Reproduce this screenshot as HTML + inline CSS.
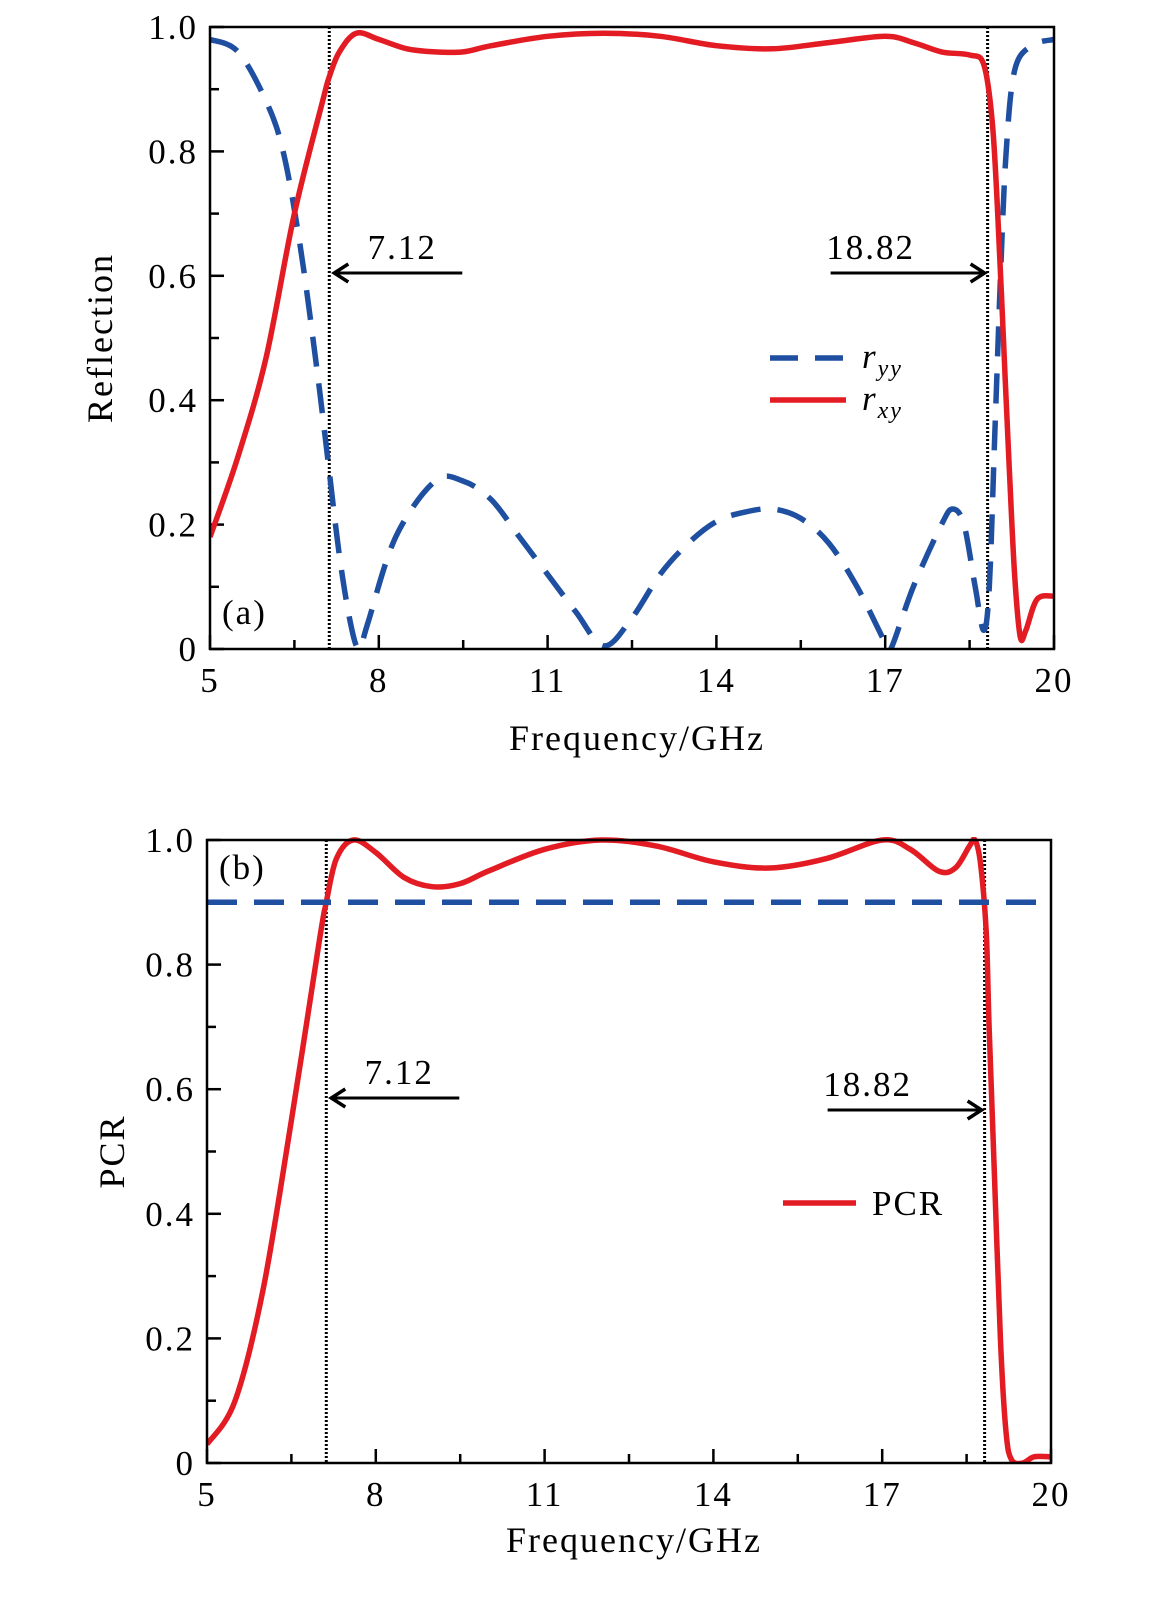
<!DOCTYPE html>
<html><head><meta charset="utf-8"><style>
html,body{margin:0;padding:0;background:#fff;}
svg{display:block;font-family:"Liberation Serif",serif;}
text{letter-spacing:2px;}
</style></head><body>
<svg id="c" width="1174" height="1599" viewBox="0 0 1174 1599"></svg>
<script>
const freqA_rxy=[5,5.5,6,6.5,7,7.12,7.3,7.6,8,8.5,9,9.5,10,11,12,13,14,15,16,17,17.5,18,18.5,18.75,18.9,19.0,19.1,19.2,19.3,19.4,19.5,19.7,20];
const valA_rxy=[0.18,0.31,0.47,0.7,0.88,0.92,0.96,0.99,0.98,0.965,0.96,0.96,0.97,0.985,0.99,0.985,0.97,0.965,0.975,0.985,0.975,0.96,0.955,0.94,0.85,0.7,0.5,0.3,0.12,0.02,0.03,0.08,0.085];
const freqA_ryy=[5,5.5,6,6.3,6.6,6.9,7.1,7.3,7.5,7.65,7.8,8.3,9,9.5,10,10.5,11,11.5,12,12.5,13,13.5,14,14.5,15,15.5,16,16.5,17,17.1,17.5,18,18.2,18.4,18.6,18.75,18.85,18.95,19.05,19.15,19.3,19.6,20];
const valA_ryy=[0.98,0.96,0.88,0.8,0.65,0.45,0.3,0.15,0.04,0,0.04,0.18,0.27,0.27,0.24,0.18,0.12,0.06,0.005,0.05,0.12,0.17,0.205,0.22,0.225,0.21,0.17,0.1,0.01,0,0.1,0.2,0.225,0.2,0.1,0.03,0.1,0.35,0.6,0.8,0.93,0.97,0.98];
const freqB_pcr=[5,5.5,6,6.5,7,7.12,7.3,7.6,8,8.5,9,9.5,10,11,12,13,14,15,16,17,17.5,18,18.3,18.55,18.65,18.75,18.85,18.9,19.0,19.1,19.2,19.3,19.5,19.7,20];
const valB_pcr=[0.03,0.1,0.28,0.55,0.84,0.9,0.97,1.0,0.98,0.94,0.925,0.93,0.95,0.985,1.0,0.99,0.965,0.955,0.97,1.0,0.985,0.95,0.955,0.99,1.0,0.96,0.85,0.7,0.45,0.2,0.05,0.005,0,0.01,0.01];
const xTicks=[5,8,11,14,17,20];
const yTicks=[0,0.2,0.4,0.6,0.8,1.0];
const yTickLabels=["0","0.2","0.4","0.6","0.8","1.0"];
const cutoffs=[7.12,18.82];
const threshold=[0.9];

const NS="http://www.w3.org/2000/svg";
const svg=document.getElementById('c');
const FS=35;
function mk(tag,attrs,parent){const e=document.createElementNS(NS,tag);for(const k in attrs)e.setAttribute(k,attrs[k]);(parent||svg).appendChild(e);return e;}
function smooth(pts){let d="M"+pts[0][0].toFixed(1)+","+pts[0][1].toFixed(1);
 for(let i=0;i<pts.length-1;i++){const p0=pts[Math.max(0,i-1)],p1=pts[i],p2=pts[i+1],p3=pts[Math.min(pts.length-1,i+2)];
 const c1=[p1[0]+(p2[0]-p0[0])/6,p1[1]+(p2[1]-p0[1])/6],c2=[p2[0]-(p3[0]-p1[0])/6,p2[1]-(p3[1]-p1[1])/6];
 d+=" C"+c1[0].toFixed(1)+","+c1[1].toFixed(1)+" "+c2[0].toFixed(1)+","+c2[1].toFixed(1)+" "+p2[0].toFixed(1)+","+p2[1].toFixed(1);}
 return d;}

function panel(cfg){
 const X=f=>cfg.x0+(f-5)/15*(cfg.x1-cfg.x0);
 const Y=v=>cfg.y0-v*(cfg.y0-cfg.y1);
 const g=mk('g',{});
 
 
 for(let v=0;v<=1.0001;v+=0.1){const big=Math.round(v*10)%2===0;
  const t=mk('line',{x1:cfg.x0,x2:cfg.x0+(big?14:9),y1:Y(v),y2:Y(v),stroke:'#000','stroke-width':2.5},g);
  }
 for(let f=5;f<=20.001;f+=1.5){const big=Math.round((f-5)/1.5)%2===0;
  const t=mk('line',{x1:X(f),x2:X(f),y1:cfg.y0,y2:cfg.y0-(big?14:9),stroke:'#000','stroke-width':2.5},g);
  }
 yTicks.forEach((v,i)=>{const t=mk('text',{x:cfg.x0-12,y:Y(v)+12,'text-anchor':'end','font-size':FS},g);t.textContent=yTickLabels[i];
  });
 xTicks.forEach(f=>{const t=mk('text',{x:X(f),y:cfg.y0+43,'text-anchor':'middle','font-size':FS},g);t.textContent=String(f);
  });
 const xt=mk('text',{x:(cfg.x0+cfg.x1)/2+5,y:cfg.xTitleY,'text-anchor':'middle','font-size':36,'letter-spacing':3.5},g);xt.textContent='Frequency/GHz';
 
 const yt=mk('text',{x:0,y:0,'text-anchor':'middle','font-size':36,'letter-spacing':3,transform:`translate(${cfg.yTitleX},${(cfg.y0+cfg.y1)/2}) rotate(-90)`},g);yt.textContent=cfg.yTitle;
 
 cutoffs.forEach(f=>{const l=mk('line',{x1:X(f),x2:X(f),y1:cfg.y1,y2:cfg.y0,stroke:'#000','stroke-width':3,'stroke-dasharray':'2,2'},g);
  });
 const clip=mk('clipPath',{id:cfg.name+'-clip'},g);mk('rect',{x:cfg.x0,y:cfg.y1-3,width:cfg.x1-cfg.x0,height:cfg.y0-cfg.y1+3},clip);
 cfg.series.forEach(s=>{const pts=s.f.map((f,i)=>[X(f),Y(s.v[i])]);
  const p=mk('path',{d:smooth(pts),fill:'none',stroke:s.color,'stroke-width':5.5,'stroke-dasharray':s.dash||'none','clip-path':`url(#${cfg.name}-clip)`},g);
  });
 if(cfg.hline){const l=mk('line',{x1:cfg.x0,x2:cfg.x1,y1:Y(threshold[0]),y2:Y(threshold[0]),stroke:'#1f4fa0','stroke-width':5.5,'stroke-dasharray':'30,17'},g);
  }
 const fr=mk('rect',{x:cfg.x0,y:cfg.y1,width:cfg.x1-cfg.x0,height:cfg.y0-cfg.y1,fill:'none',stroke:'#000','stroke-width':2.5},g);
 
 const a1=X(cutoffs[0]),a2=X(cutoffs[1]);
 [[a1+133,a1+5,cfg.ann1Y,'7.12',a1+73,cfg.ann1Y-14],[a2-157,a2-3,cfg.ann2Y,'18.82',a2-117,cfg.ann2Y-14]].forEach(a=>{
  const l=mk('line',{x1:a[0],x2:a[1],y1:a[2],y2:a[2],stroke:'#000','stroke-width':3},g);
  const dir=a[1]>a[0]?-1:1;
  mk('path',{d:`M${a[1]+dir*14},${a[2]-9} L${a[1]},${a[2]} L${a[1]+dir*14},${a[2]+9}`,fill:'none',stroke:'#000','stroke-width':3.5},g);
  const t=mk('text',{x:a[4],y:a[5],'text-anchor':'middle','font-size':FS},g);t.textContent=a[3];
  });
 const pl=mk('text',{x:cfg.x0+12,y:cfg.panelLabelY,'font-size':FS},g);pl.textContent=cfg.panelLabel;
 
 return {X,Y,g};
}
panel({name:'panel-a',x0:210,x1:1054,y0:649,y1:27,xTitleY:750,yTitleX:112,yTitle:'Reflection',ann1Y:273,ann2Y:273,panelLabel:'(a)',panelLabelY:624,
 series:[{f:freqA_ryy,v:valA_ryy,color:'#1f4fa0',dash:'30,17',name:'ryy-line'},{f:freqA_rxy,v:valA_rxy,color:'#e31b23',name:'rxy-line'}]});
panel({name:'panel-b',x0:207,x1:1051,y0:1463,y1:840,xTitleY:1552,yTitleX:124,yTitle:'PCR',ann1Y:1098,ann2Y:1110,panelLabel:'(b)',panelLabelY:879,hline:true,
 series:[{f:freqB_pcr,v:valB_pcr,color:'#e31b23',name:'pcr-line'}]});
const lg=mk('g',{});


mk('line',{x1:770,x2:846,y1:358,y2:358,stroke:'#1f4fa0','stroke-width':5.5,'stroke-dasharray':'28,17'},lg);
mk('line',{x1:770,x2:846,y1:400,y2:400,stroke:'#e31b23','stroke-width':5.5},lg);
const t1=mk('text',{x:862,y:368,'font-size':FS,'font-style':'italic'},lg);t1.innerHTML='r<tspan font-size="24" dy="8">yy</tspan>';

const t2=mk('text',{x:862,y:410,'font-size':FS,'font-style':'italic'},lg);t2.innerHTML='r<tspan font-size="24" dy="8">xy</tspan>';

const lb=mk('g',{});


mk('line',{x1:783,x2:856,y1:1203,y2:1203,stroke:'#e31b23','stroke-width':5.5},lb);
const t3=mk('text',{x:872,y:1215,'font-size':FS},lb);t3.textContent='PCR';

</script>
</body></html>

++++

▶ _Requirement_
Every line from the start of the listing above through the line with "const threshold=[0.9];" should be repeated exactly; skip the pictures and add nothing else.

▶ _Finished task_
Reproduce this screenshot as HTML + inline CSS.
<!DOCTYPE html>
<html><head><meta charset="utf-8"><style>
html,body{margin:0;padding:0;background:#fff;}
svg{display:block;font-family:"Liberation Serif",serif;}
text{letter-spacing:2px;}
</style></head><body>
<svg id="c" width="1174" height="1599" viewBox="0 0 1174 1599"></svg>
<script>
const freqA_rxy=[5,5.5,6,6.5,7,7.12,7.3,7.6,8,8.5,9,9.5,10,11,12,13,14,15,16,17,17.5,18,18.5,18.75,18.9,19.0,19.1,19.2,19.3,19.4,19.5,19.7,20];
const valA_rxy=[0.18,0.31,0.47,0.7,0.88,0.92,0.96,0.99,0.98,0.965,0.96,0.96,0.97,0.985,0.99,0.985,0.97,0.965,0.975,0.985,0.975,0.96,0.955,0.94,0.85,0.7,0.5,0.3,0.12,0.02,0.03,0.08,0.085];
const freqA_ryy=[5,5.5,6,6.3,6.6,6.9,7.1,7.3,7.5,7.65,7.8,8.3,9,9.5,10,10.5,11,11.5,12,12.5,13,13.5,14,14.5,15,15.5,16,16.5,17,17.1,17.5,18,18.2,18.4,18.6,18.75,18.85,18.95,19.05,19.15,19.3,19.6,20];
const valA_ryy=[0.98,0.96,0.88,0.8,0.65,0.45,0.3,0.15,0.04,0,0.04,0.18,0.27,0.27,0.24,0.18,0.12,0.06,0.005,0.05,0.12,0.17,0.205,0.22,0.225,0.21,0.17,0.1,0.01,0,0.1,0.2,0.225,0.2,0.1,0.03,0.1,0.35,0.6,0.8,0.93,0.97,0.98];
const freqB_pcr=[5,5.5,6,6.5,7,7.12,7.3,7.6,8,8.5,9,9.5,10,11,12,13,14,15,16,17,17.5,18,18.3,18.55,18.65,18.75,18.85,18.9,19.0,19.1,19.2,19.3,19.5,19.7,20];
const valB_pcr=[0.03,0.1,0.28,0.55,0.84,0.9,0.97,1.0,0.98,0.94,0.925,0.93,0.95,0.985,1.0,0.99,0.965,0.955,0.97,1.0,0.985,0.95,0.955,0.99,1.0,0.96,0.85,0.7,0.45,0.2,0.05,0.005,0,0.01,0.01];
const xTicks=[5,8,11,14,17,20];
const yTicks=[0,0.2,0.4,0.6,0.8,1.0];
const yTickLabels=["0","0.2","0.4","0.6","0.8","1.0"];
const cutoffs=[7.12,18.82];
const threshold=[0.9];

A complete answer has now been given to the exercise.